S’inscrire dans le temps long
"Cette prolongation répond à une nécessité. En effet, la revitalisation des territoires ne se décrète pas, mais doit s’inscrire dans le temps long", souligne l’APVF, dans un communiqué. D’ailleurs, dans leur résolution lue par le président délégué de l’association Loïc Hervé à la fin de ces assises, les maires demandaient sa "pérennisation". La majeure partie des communes "n’ont pas pu aller au bout de leur plan d’actions", pointe l'enquête. L’un des principaux obstacles identifiés : l’accès aux financements. 65% des élus affirment ne pas avoir réussi à réunir les capacités financières suffisantes. L’association demande la mise en place d’un "coupe-file" pour permettre aux communes lauréates un accès prioritaire aux financements de droit commun. Elle salue par ailleurs l'apport en ingénierie et l’action des chefs de projets. Elle indique qu’elle se montrera "particulièrement vigilante à ce que la prolongation du programme se traduise par une prolongation" de leurs contrats après mars 2026.
Réhabiliter le bâti ancien, réaliser de nouveaux logements, traiter les cellules commerciales par le biais de foncières (avec l’aide de la Banque des Territoires), créer de l’animation… tout ce travail a permis au fil des ans de redonner vie aux centres des petites villes. Plusieurs témoignages d'élus sont venus émailler ces rencontres. À Saint-Jean-d’Angely, une commune de 6.700 habitants en Charente-Maritime, le taux de vacance commerciale est ainsi tombé de 30% à 18% en dix ans, grâce à la politique de revitalisation de la municipalité sur laquelle est venue se greffer le programme PVD. Élue en 2014, la maire socialiste Françoise Mesnard a d’abord voulu s’attaquer à la "piétonisation" du centre qui était un "échec". À rebours de nombreuses communes, elle a cherché à ramener la voiture en centre-ville (notamment par la gratuité des parkings) et essayé "plusieurs systèmes", comme la création d'une "bourse esprit d’entreprendre", un dispositif d’aide à l’installation de nouveaux commerçants. "La fonction symbolique du coeur de ville est incroyable.
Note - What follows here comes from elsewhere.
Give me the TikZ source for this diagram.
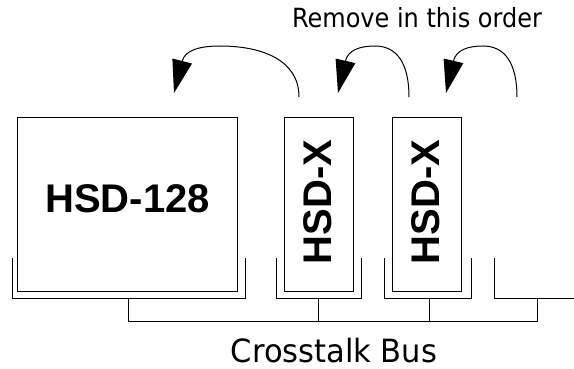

Les habitants ont l’impression que leur ville revit", s'est réjouie l’élue lors d’une table ronde. Depuis, la commune "commence à retrouver le regard des autres villes alentours".
Succès fragiles
Mais ces succès restent fragiles. Le commerce, notamment, continue de subir la pression des grandes surfaces et du commerce en ligne. Dominique Consille, directrice du programme national Action coeur de ville et Petites Villes de demain à l’Agence nationale de la cohésion des territoires (ANCT), a mis en avant le "changement des modes de consommation". "Un quart des colis postaux proviennent de plateformes chinoises", a-t-elle déploré. Or selon elle, le commerce en ligne est par nature "destructeur d’emplois", puisque, pour créer un emploi, il faut réaliser un chiffre d’affaires de 150.000 euros dans un commerce physique, contre le double en grande surface et même 500.000 euros dans le commerce en ligne. La responsable du programme alerte aussi sur l’apparition des box et autres casiers pour recevoir des colis qui permettent de "s’installer en dehors des radars". "Il faut qu’on soit vigilants sur ces nouveaux modes d’implantations commerciales à bas bruit, y compris les petites supérettes entièrement automatisées", a-t-elle souligné. Pour Gisèle Rossat-Mignod, directrice du réseau à la Banque des Territoires, le commerce est "un outil de cohésion sociale et territoriale". La tendance de demain est à des "espaces un peu moins consuméristes, de bien-être, ludiques...", à la "multiactivité", à l'image de tiers-lieux comme celui de Quimperlé qui associe restauration, bar, petite librairie... Grand témoin de cette table ronde, le président de la Croix Rouge, Philippe Da Costa, appelé les élus à remettre le secteur associatif "en présentiel".
Mission "flash" au Sénat
Petites Villes de demain avait été annoncé par Édouard Philippe lors des assises de l’APVF à Uzès (Gard), en 2019 (voir notre article). Son lancement officiel avait eu lieu à Barentin (Seine-Maritime), la ville du président de l’APVF, Christophe Bouillon, plus d’un an plus tard (voir notre article). Après cinq ans d’exercice, 3,7 milliards d’euros ont été engagés par l’État et ses partenaires, selon le ministère de l’Aménagement du territoire et de la Décentralisation, soit 700 millions d’euros de plus que l’enveloppe prévue initialement. Au terme de cette première phase, la commission de l’aménagement du territoire et du développement durable du Sénat a décidé de lancer une mission "flash" transpartisane d’évaluation du programme. Elle présentera ses conclusions au mois de septembre.